Published online by Cambridge University Press: 05 June 2012
If you wish to be counted a wise man … you ought never to let a day pass without learning something that will profit you. Be not like those who think it beneath their dignity to hear or learn from others such things even as might avail them much if they knew them. For a man must regard it as great an honor to learn as to teach, if he wishes to be considered thoroughly informed.

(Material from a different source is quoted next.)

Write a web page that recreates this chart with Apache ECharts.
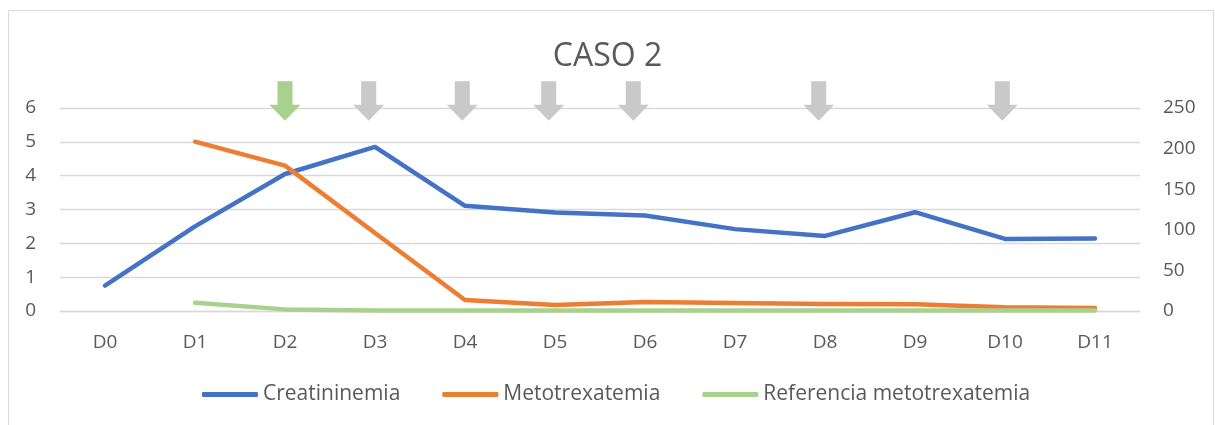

(‘The Activities and Habits of a Merchant’, The King's Mirror, Norway, c. 1250)Trade requires information. Buyers and sellers need to know the attributes of goods. Merchants with contracts need to know whether other parties are complying. Principals need to know what agents are doing. Traders in general want to transform uncertainty about the future into risk – to move from being unable to ascertain the probability of a particular event to being able to predict and thus prepare for it. To plan business dealings, merchants need to know about price movements, supply chains, demand conditions, political developments, military events, geographical obstacles, weather patterns, commercial techniques, foreign languages and alien customs.
The medieval and early modern trading world brought new information requirements. Trade routes – particularly as international trade expanded – were uncertain. Maps were imperfect. Transportation techniques were stretched to the limit. Communication lines were longer. Existing merchandise varied in quality. Novel goods were being discovered. Prices fluctuated wildly. Currencies differed across space and time. New methods of transferring and exchanging money were being invented.